* START Source data *

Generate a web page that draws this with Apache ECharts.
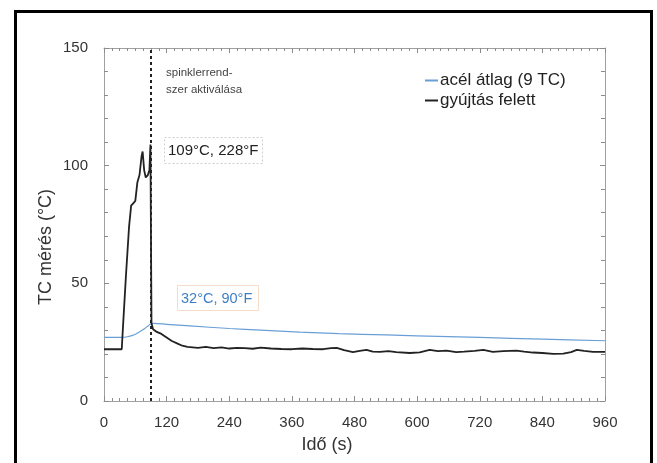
<!DOCTYPE html>
<html>
<head>
<meta charset="utf-8">
<script src="https://cdn.jsdelivr.net/npm/echarts@6/dist/echarts.min.js"></script>
<style>
html,body{margin:0;padding:0;background:#fff;}
#c{width:657px;height:463px;}
</style>
</head>
<body>
<div id="c"></div>
<script>
// ---- data ----
const xTicks = [0, 120, 240, 360, 480, 600, 720, 840, 960];
const yTicks = [0, 50, 100, 150];
const seriesNames = ['acél átlag (9 TC)', 'gyújtás felett'];

const steelTime = [0, 34, 45, 55, 62, 70, 78, 85, 90, 95, 120, 165, 240, 300, 375, 450, 540, 600, 720, 840, 960];
const steelTemp = [27, 27, 27.3, 27.9, 28.6, 29.6, 30.8, 32, 32.8, 33, 32.6, 31.9, 30.8, 30.1, 29.3, 28.6, 28.1, 27.7, 27, 26.3, 25.6];

const fireTime = [0, 34, 36, 42, 48, 52, 56, 60, 64, 68, 72, 74, 77, 80, 84, 87, 89, 90, 91, 94,
  100, 110, 120, 130, 140, 150, 160, 170, 180, 195, 210, 225, 240, 255, 270, 285, 300, 320, 340, 360,
  380, 400, 420, 435, 446, 460, 477, 490, 503, 515, 529, 545, 560, 586, 605, 624, 640, 656, 675, 690,
  710, 727, 745, 765, 790, 805, 822, 840, 861, 880, 895, 906, 920, 937, 960];
const fireTemp = [22, 22, 30, 53, 74, 83, 84, 85, 93, 96, 104, 106, 98, 95, 96, 98, 109, 70, 33, 30.5,
  29.5, 28.5, 27, 25.5, 24.5, 23.5, 23, 22.8, 22.6, 23, 22.5, 22.8, 22.3, 22.6, 22.5, 22.2, 22.7, 22.3, 22.1, 22.0,
  22.3, 22.1, 22.0, 22.5, 22.6, 21.6, 20.8, 21.3, 21.7, 21.0, 20.9, 21.2, 20.8, 20.4, 20.7, 21.7, 21.2, 21.4, 20.8, 21.0,
  21.3, 21.7, 20.9, 21.2, 21.4, 21.0, 20.6, 20.4, 20.0, 20.1, 20.8, 21.7, 21.3, 20.9, 20.9];

const sprinklerTime = 90;
const peakLabel = '109°C, 228°F';
const steelLabel = '32°C, 90°F';
const sprinklerText = ['spinklerrend-', 'szer aktiválása'];
const xName = 'Idő (s)';
const yName = 'TC mérés (°C)';

// ---- chart ----
const FONT = '"Liberation Sans", Arial, sans-serif';
const zip = (a, b) => a.map((t, i) => [t, b[i]]);
const chart = echarts.init(document.getElementById('c'), null, {renderer: 'canvas'});

const frameLine = {show: true, onZero: false, lineStyle: {color: '#a0a0a0', width: 1}};
const tickStyle = {color: '#8c8c8c', width: 1};

function xAx(pos, labels) {
  return {
    type: 'value', position: pos, min: xTicks[0], max: xTicks[xTicks.length - 1],
    interval: xTicks[1] - xTicks[0],
    axisLine: frameLine,
    axisTick: {show: true, inside: true, length: 5, lineStyle: tickStyle},
    minorTick: {show: true, splitNumber: 8, length: 3, lineStyle: tickStyle},
    splitLine: {show: false},
    axisLabel: {show: labels, fontSize: 15, color: '#333', fontFamily: FONT, margin: 14}
  };
}
function yAx(pos, labels) {
  return {
    type: 'value', position: pos, min: yTicks[0], max: yTicks[yTicks.length - 1],
    interval: yTicks[1] - yTicks[0],
    axisLine: frameLine,
    axisTick: {show: true, inside: true, length: 5, lineStyle: tickStyle},
    minorTick: {show: true, splitNumber: 5, length: 4, lineStyle: tickStyle},
    splitLine: {show: false},
    axisLabel: {show: labels, fontSize: 15, color: '#333', fontFamily: FONT, margin: 16}
  };
}

chart.setOption({
  animation: false,
  backgroundColor: '#ffffff',
  grid: {left: 104, right: 52, top: 48, bottom: 62},
  xAxis: [xAx('bottom', true), xAx('top', false)],
  yAxis: [yAx('left', true), yAx('right', false)],
  legend: {
    orient: 'vertical', left: 420, top: 67, itemGap: 3,
    icon: 'rect', itemWidth: 13, itemHeight: 2,
    textStyle: {fontSize: 17, color: '#222', fontFamily: FONT, padding: [0, 0, 0, -3]},
    data: seriesNames
  },
  series: [
    {
      name: seriesNames[0], type: 'line', xAxisIndex: 0, yAxisIndex: 0,
      data: zip(steelTime, steelTemp), showSymbol: false, smooth: 0.3,
      lineStyle: {color: '#6a9fd6', width: 1.2}, itemStyle: {color: '#6a9fd6'}, z: 3
    },
    {
      name: seriesNames[1], type: 'line', xAxisIndex: 0, yAxisIndex: 0,
      data: zip(fireTime, fireTemp), showSymbol: false,
      lineStyle: {color: '#222', width: 1.8}, itemStyle: {color: '#222'}, z: 4,
      markLine: {
        silent: true, symbol: ['none', 'none'], label: {show: false},
        lineStyle: {color: '#222', width: 2, type: [3, 3]},
        data: [{xAxis: sprinklerTime}]
      }
    }
  ],
  graphic: [
    {type: 'rect', shape: {x: 15.5, y: 11.5, width: 636, height: 480},
      style: {fill: 'none', stroke: '#000', lineWidth: 3}, silent: true},
    {type: 'text', x: 46, y: 247, rotation: Math.PI / 2,
      style: {text: yName, fontSize: 18, fill: '#333', fontFamily: FONT, textAlign: 'center', textVerticalAlign: 'middle'}},
    {type: 'text', x: 327, y: 445,
      style: {text: xName, fontSize: 18, fill: '#333', fontFamily: FONT, textAlign: 'center', textVerticalAlign: 'middle'}},
    {type: 'text', x: 166, y: 73,
      style: {text: sprinklerText[0], fontSize: 11.5, fill: '#444', fontFamily: FONT, textVerticalAlign: 'middle'}},
    {type: 'text', x: 166, y: 90,
      style: {text: sprinklerText[1], fontSize: 11.5, fill: '#444', fontFamily: FONT, textVerticalAlign: 'middle'}},
    {type: 'rect', shape: {x: 164.5, y: 137.5, width: 98, height: 26},
      style: {fill: '#fff', stroke: '#cfcfcf', lineWidth: 1, lineDash: [2, 2]}},
    {type: 'text', x: 168, y: 151,
      style: {text: peakLabel, fontSize: 15, fill: '#222', fontFamily: FONT, textVerticalAlign: 'middle'}},
    {type: 'rect', shape: {x: 177.5, y: 285.5, width: 81, height: 25},
      style: {fill: '#fff', stroke: '#f6dccb', lineWidth: 1}},
    {type: 'text', x: 181, y: 299,
      style: {text: steelLabel, fontSize: 14.5, fill: '#3d7fc4', fontFamily: FONT, textVerticalAlign: 'middle'}}
  ]
});
</script>
</body>
</html>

* END Source data *

Goal:
Skip every picture and transcribe the data above exactly.

Task answer:
Generate a web page that draws this with Apache ECharts.
<!DOCTYPE html>
<html>
<head>
<meta charset="utf-8">
<script src="https://cdn.jsdelivr.net/npm/echarts@6/dist/echarts.min.js"></script>
<style>
html,body{margin:0;padding:0;background:#fff;}
#c{width:657px;height:463px;}
</style>
</head>
<body>
<div id="c"></div>
<script>
// ---- data ----
const xTicks = [0, 120, 240, 360, 480, 600, 720, 840, 960];
const yTicks = [0, 50, 100, 150];
const seriesNames = ['acél átlag (9 TC)', 'gyújtás felett'];

const steelTime = [0, 34, 45, 55, 62, 70, 78, 85, 90, 95, 120, 165, 240, 300, 375, 450, 540, 600, 720, 840, 960];
const steelTemp = [27, 27, 27.3, 27.9, 28.6, 29.6, 30.8, 32, 32.8, 33, 32.6, 31.9, 30.8, 30.1, 29.3, 28.6, 28.1, 27.7, 27, 26.3, 25.6];

const fireTime = [0, 34, 36, 42, 48, 52, 56, 60, 64, 68, 72, 74, 77, 80, 84, 87, 89, 90, 91, 94,
  100, 110, 120, 130, 140, 150, 160, 170, 180, 195, 210, 225, 240, 255, 270, 285, 300, 320, 340, 360,
  380, 400, 420, 435, 446, 460, 477, 490, 503, 515, 529, 545, 560, 586, 605, 624, 640, 656, 675, 690,
  710, 727, 745, 765, 790, 805, 822, 840, 861, 880, 895, 906, 920, 937, 960];
const fireTemp = [22, 22, 30, 53, 74, 83, 84, 85, 93, 96, 104, 106, 98, 95, 96, 98, 109, 70, 33, 30.5,
  29.5, 28.5, 27, 25.5, 24.5, 23.5, 23, 22.8, 22.6, 23, 22.5, 22.8, 22.3, 22.6, 22.5, 22.2, 22.7, 22.3, 22.1, 22.0,
  22.3, 22.1, 22.0, 22.5, 22.6, 21.6, 20.8, 21.3, 21.7, 21.0, 20.9, 21.2, 20.8, 20.4, 20.7, 21.7, 21.2, 21.4, 20.8, 21.0,
  21.3, 21.7, 20.9, 21.2, 21.4, 21.0, 20.6, 20.4, 20.0, 20.1, 20.8, 21.7, 21.3, 20.9, 20.9];

const sprinklerTime = 90;
const peakLabel = '109°C, 228°F';
const steelLabel = '32°C, 90°F';
const sprinklerText = ['spinklerrend-', 'szer aktiválása'];
const xName = 'Idő (s)';
const yName = 'TC mérés (°C)';

// ---- chart ----
const FONT = '"Liberation Sans", Arial, sans-serif';
const zip = (a, b) => a.map((t, i) => [t, b[i]]);
const chart = echarts.init(document.getElementById('c'), null, {renderer: 'canvas'});

const frameLine = {show: true, onZero: false, lineStyle: {color: '#a0a0a0', width: 1}};
const tickStyle = {color: '#8c8c8c', width: 1};

function xAx(pos, labels) {
  return {
    type: 'value', position: pos, min: xTicks[0], max: xTicks[xTicks.length - 1],
    interval: xTicks[1] - xTicks[0],
    axisLine: frameLine,
    axisTick: {show: true, inside: true, length: 5, lineStyle: tickStyle},
    minorTick: {show: true, splitNumber: 8, length: 3, lineStyle: tickStyle},
    splitLine: {show: false},
    axisLabel: {show: labels, fontSize: 15, color: '#333', fontFamily: FONT, margin: 14}
  };
}
function yAx(pos, labels) {
  return {
    type: 'value', position: pos, min: yTicks[0], max: yTicks[yTicks.length - 1],
    interval: yTicks[1] - yTicks[0],
    axisLine: frameLine,
    axisTick: {show: true, inside: true, length: 5, lineStyle: tickStyle},
    minorTick: {show: true, splitNumber: 5, length: 4, lineStyle: tickStyle},
    splitLine: {show: false},
    axisLabel: {show: labels, fontSize: 15, color: '#333', fontFamily: FONT, margin: 16}
  };
}

chart.setOption({
  animation: false,
  backgroundColor: '#ffffff',
  grid: {left: 104, right: 52, top: 48, bottom: 62},
  xAxis: [xAx('bottom', true), xAx('top', false)],
  yAxis: [yAx('left', true), yAx('right', false)],
  legend: {
    orient: 'vertical', left: 420, top: 67, itemGap: 3,
    icon: 'rect', itemWidth: 13, itemHeight: 2,
    textStyle: {fontSize: 17, color: '#222', fontFamily: FONT, padding: [0, 0, 0, -3]},
    data: seriesNames
  },
  series: [
    {
      name: seriesNames[0], type: 'line', xAxisIndex: 0, yAxisIndex: 0,
      data: zip(steelTime, steelTemp), showSymbol: false, smooth: 0.3,
      lineStyle: {color: '#6a9fd6', width: 1.2}, itemStyle: {color: '#6a9fd6'}, z: 3
    },
    {
      name: seriesNames[1], type: 'line', xAxisIndex: 0, yAxisIndex: 0,
      data: zip(fireTime, fireTemp), showSymbol: false,
      lineStyle: {color: '#222', width: 1.8}, itemStyle: {color: '#222'}, z: 4,
      markLine: {
        silent: true, symbol: ['none', 'none'], label: {show: false},
        lineStyle: {color: '#222', width: 2, type: [3, 3]},
        data: [{xAxis: sprinklerTime}]
      }
    }
  ],
  graphic: [
    {type: 'rect', shape: {x: 15.5, y: 11.5, width: 636, height: 480},
      style: {fill: 'none', stroke: '#000', lineWidth: 3}, silent: true},
    {type: 'text', x: 46, y: 247, rotation: Math.PI / 2,
      style: {text: yName, fontSize: 18, fill: '#333', fontFamily: FONT, textAlign: 'center', textVerticalAlign: 'middle'}},
    {type: 'text', x: 327, y: 445,
      style: {text: xName, fontSize: 18, fill: '#333', fontFamily: FONT, textAlign: 'center', textVerticalAlign: 'middle'}},
    {type: 'text', x: 166, y: 73,
      style: {text: sprinklerText[0], fontSize: 11.5, fill: '#444', fontFamily: FONT, textVerticalAlign: 'middle'}},
    {type: 'text', x: 166, y: 90,
      style: {text: sprinklerText[1], fontSize: 11.5, fill: '#444', fontFamily: FONT, textVerticalAlign: 'middle'}},
    {type: 'rect', shape: {x: 164.5, y: 137.5, width: 98, height: 26},
      style: {fill: '#fff', stroke: '#cfcfcf', lineWidth: 1, lineDash: [2, 2]}},
    {type: 'text', x: 168, y: 151,
      style: {text: peakLabel, fontSize: 15, fill: '#222', fontFamily: FONT, textVerticalAlign: 'middle'}},
    {type: 'rect', shape: {x: 177.5, y: 285.5, width: 81, height: 25},
      style: {fill: '#fff', stroke: '#f6dccb', lineWidth: 1}},
    {type: 'text', x: 181, y: 299,
      style: {text: steelLabel, fontSize: 14.5, fill: '#3d7fc4', fontFamily: FONT, textVerticalAlign: 'middle'}}
  ]
});
</script>
</body>
</html>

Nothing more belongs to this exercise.